— BEGIN Recorded information —

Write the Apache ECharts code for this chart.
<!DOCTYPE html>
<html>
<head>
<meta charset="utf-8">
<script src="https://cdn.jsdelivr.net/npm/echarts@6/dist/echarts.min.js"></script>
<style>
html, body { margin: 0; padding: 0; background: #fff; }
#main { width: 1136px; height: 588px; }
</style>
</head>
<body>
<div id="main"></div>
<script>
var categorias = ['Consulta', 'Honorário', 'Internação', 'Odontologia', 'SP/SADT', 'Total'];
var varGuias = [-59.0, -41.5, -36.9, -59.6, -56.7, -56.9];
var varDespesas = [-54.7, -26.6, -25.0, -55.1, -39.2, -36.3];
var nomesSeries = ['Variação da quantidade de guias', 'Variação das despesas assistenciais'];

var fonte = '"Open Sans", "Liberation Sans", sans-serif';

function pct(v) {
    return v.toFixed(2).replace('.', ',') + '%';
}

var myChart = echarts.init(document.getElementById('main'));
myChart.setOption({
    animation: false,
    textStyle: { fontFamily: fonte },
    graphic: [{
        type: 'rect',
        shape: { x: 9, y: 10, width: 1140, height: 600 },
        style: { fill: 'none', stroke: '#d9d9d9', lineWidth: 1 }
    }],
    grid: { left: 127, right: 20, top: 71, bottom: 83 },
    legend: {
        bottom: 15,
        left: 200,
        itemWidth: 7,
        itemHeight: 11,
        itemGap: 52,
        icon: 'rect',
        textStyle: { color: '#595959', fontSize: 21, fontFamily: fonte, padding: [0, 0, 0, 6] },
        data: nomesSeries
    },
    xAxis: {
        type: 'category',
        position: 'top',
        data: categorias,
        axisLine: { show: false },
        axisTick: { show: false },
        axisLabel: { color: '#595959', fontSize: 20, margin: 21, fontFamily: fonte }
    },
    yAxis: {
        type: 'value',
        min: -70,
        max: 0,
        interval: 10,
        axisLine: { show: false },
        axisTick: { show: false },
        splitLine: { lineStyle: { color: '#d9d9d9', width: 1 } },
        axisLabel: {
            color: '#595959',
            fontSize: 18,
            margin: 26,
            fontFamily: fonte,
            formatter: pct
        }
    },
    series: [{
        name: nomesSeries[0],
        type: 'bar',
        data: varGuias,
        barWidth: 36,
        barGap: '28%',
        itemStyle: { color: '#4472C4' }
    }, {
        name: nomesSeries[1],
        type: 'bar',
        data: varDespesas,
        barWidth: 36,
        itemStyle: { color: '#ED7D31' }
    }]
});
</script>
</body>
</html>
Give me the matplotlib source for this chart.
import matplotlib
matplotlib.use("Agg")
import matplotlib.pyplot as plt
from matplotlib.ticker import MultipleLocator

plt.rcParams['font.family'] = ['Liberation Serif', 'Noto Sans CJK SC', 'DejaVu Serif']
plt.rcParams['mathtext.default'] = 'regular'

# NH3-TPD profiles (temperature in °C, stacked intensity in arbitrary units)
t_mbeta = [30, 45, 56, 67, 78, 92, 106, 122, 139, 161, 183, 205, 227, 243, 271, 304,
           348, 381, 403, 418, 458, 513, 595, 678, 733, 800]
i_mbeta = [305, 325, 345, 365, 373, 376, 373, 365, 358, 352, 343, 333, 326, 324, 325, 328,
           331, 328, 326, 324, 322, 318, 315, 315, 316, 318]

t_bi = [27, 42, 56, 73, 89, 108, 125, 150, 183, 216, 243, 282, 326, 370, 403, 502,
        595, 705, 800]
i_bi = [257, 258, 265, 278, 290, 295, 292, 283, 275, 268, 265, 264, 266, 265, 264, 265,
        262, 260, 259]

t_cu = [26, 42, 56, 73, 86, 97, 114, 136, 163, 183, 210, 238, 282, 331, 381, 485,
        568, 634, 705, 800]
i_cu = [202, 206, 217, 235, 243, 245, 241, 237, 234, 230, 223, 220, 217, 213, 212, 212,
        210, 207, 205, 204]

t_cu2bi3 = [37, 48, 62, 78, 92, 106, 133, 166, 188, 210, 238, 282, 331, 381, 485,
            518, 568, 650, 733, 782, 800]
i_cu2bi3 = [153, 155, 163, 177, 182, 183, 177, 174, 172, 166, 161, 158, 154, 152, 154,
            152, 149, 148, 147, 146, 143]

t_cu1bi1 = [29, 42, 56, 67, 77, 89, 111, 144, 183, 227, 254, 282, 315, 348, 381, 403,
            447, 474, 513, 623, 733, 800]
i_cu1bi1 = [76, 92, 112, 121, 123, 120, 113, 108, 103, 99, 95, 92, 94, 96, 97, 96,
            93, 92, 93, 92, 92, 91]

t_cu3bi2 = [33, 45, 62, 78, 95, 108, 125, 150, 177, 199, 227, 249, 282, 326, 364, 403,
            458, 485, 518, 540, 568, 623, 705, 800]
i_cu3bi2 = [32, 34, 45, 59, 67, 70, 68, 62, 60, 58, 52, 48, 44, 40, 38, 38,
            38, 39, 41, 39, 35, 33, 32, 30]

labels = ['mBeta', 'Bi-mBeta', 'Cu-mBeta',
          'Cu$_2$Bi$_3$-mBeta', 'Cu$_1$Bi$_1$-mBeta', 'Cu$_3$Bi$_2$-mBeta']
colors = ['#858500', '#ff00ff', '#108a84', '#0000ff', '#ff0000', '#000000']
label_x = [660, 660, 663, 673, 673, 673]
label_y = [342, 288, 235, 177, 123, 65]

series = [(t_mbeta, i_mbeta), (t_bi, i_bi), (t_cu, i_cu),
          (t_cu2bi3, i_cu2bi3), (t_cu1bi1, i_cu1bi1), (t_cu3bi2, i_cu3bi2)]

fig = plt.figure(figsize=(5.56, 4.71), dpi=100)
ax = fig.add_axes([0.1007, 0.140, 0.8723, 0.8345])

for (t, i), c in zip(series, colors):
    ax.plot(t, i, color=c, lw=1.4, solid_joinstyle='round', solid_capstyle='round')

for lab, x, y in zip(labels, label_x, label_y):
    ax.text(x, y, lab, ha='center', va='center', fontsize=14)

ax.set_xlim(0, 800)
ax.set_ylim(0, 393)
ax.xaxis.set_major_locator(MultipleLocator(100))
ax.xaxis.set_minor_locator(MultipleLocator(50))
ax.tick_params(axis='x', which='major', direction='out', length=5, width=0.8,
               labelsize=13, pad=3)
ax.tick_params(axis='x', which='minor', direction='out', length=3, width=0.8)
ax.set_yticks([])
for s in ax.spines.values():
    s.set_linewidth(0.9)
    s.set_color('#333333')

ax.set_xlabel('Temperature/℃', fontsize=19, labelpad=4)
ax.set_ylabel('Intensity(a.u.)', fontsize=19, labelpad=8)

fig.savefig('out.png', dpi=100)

— END Recorded information —

_Problem to solve_.
Output, from the data above, the lines from the line with "Give me the matplotlib source for this chart." to the line with "plt.rcParams['mathtext.default'] = 'regular'" exactly as they stand, both ends included and nothing else.

_Written answer_.
Give me the matplotlib source for this chart.
import matplotlib
matplotlib.use("Agg")
import matplotlib.pyplot as plt
from matplotlib.ticker import MultipleLocator

plt.rcParams['font.family'] = ['Liberation Serif', 'Noto Sans CJK SC', 'DejaVu Serif']
plt.rcParams['mathtext.default'] = 'regular'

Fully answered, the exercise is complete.